With help from her father as producer, she turned that story of five doomed sisters into her directorial feature debut in 1999. Critics loved it — a sharp turnaround from 14 years ago, when the teenager filled in for last-minute dropout Winona Ryder as Al Pacino’s daughter in “The Godfather: Part III.”

She was scourged by reviewers for her stiff performance, but now describes it as a painful but half-remembered experience.

Although she never took another major role, Sofia did a brief turn as a mistress in 2001’s “CQ,” a sci-fi movie send-up written and directed by her brother, Roman. (Another brother, Gian-Carlo, died in a boating accident in 1986.)

A role meant for Murray“Lost in Translation” evolved from her time living in Tokyo while launching the hipster fashion line MilkFed in the 1990s.

“I’d been thinking about it for a couple of years, how to articulate it, and then after I wrote the script we made it in a year,” she said. “I wrote it with Bill Murray in mind, and I wasn’t going to make the movie without him. But it was just hard to track him down because he’s very elusive.”

Murray doesn’t return most phone calls, has shirked most of his agents and managers, and is notoriously difficult to pin down to a project. But Coppola managed to convince him.

Murray — who subscribes to the philosophy if you don’t have anything nice to say, speak your mind anyway — has delivered uncharacteristic flattery toward Coppola throughout awards season, describing her as gutsy and innovative.

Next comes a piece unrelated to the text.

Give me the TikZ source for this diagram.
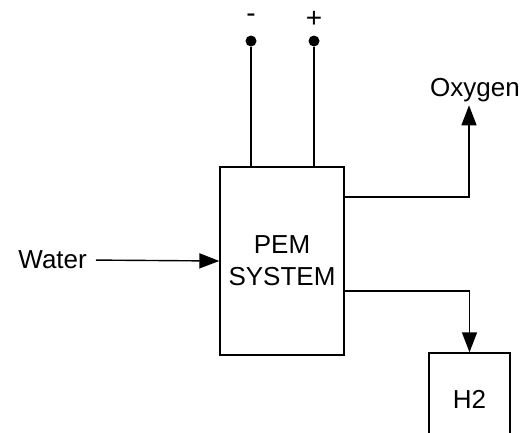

“She went to another country, with only a handful of people who spoke her language and produced what I think is a unique film that will last a long, long time,” Murray said from a Rome movie shoot via a video presentation at the Directors Guild Awards.

As she embarks on her next film, her dad hopes to be along for the ride, whether as a producer again or just a proud papa.

“I’m sure she’ll be interested in my two cents,” he said. “But she always takes whatever I may offer and makes it her own.”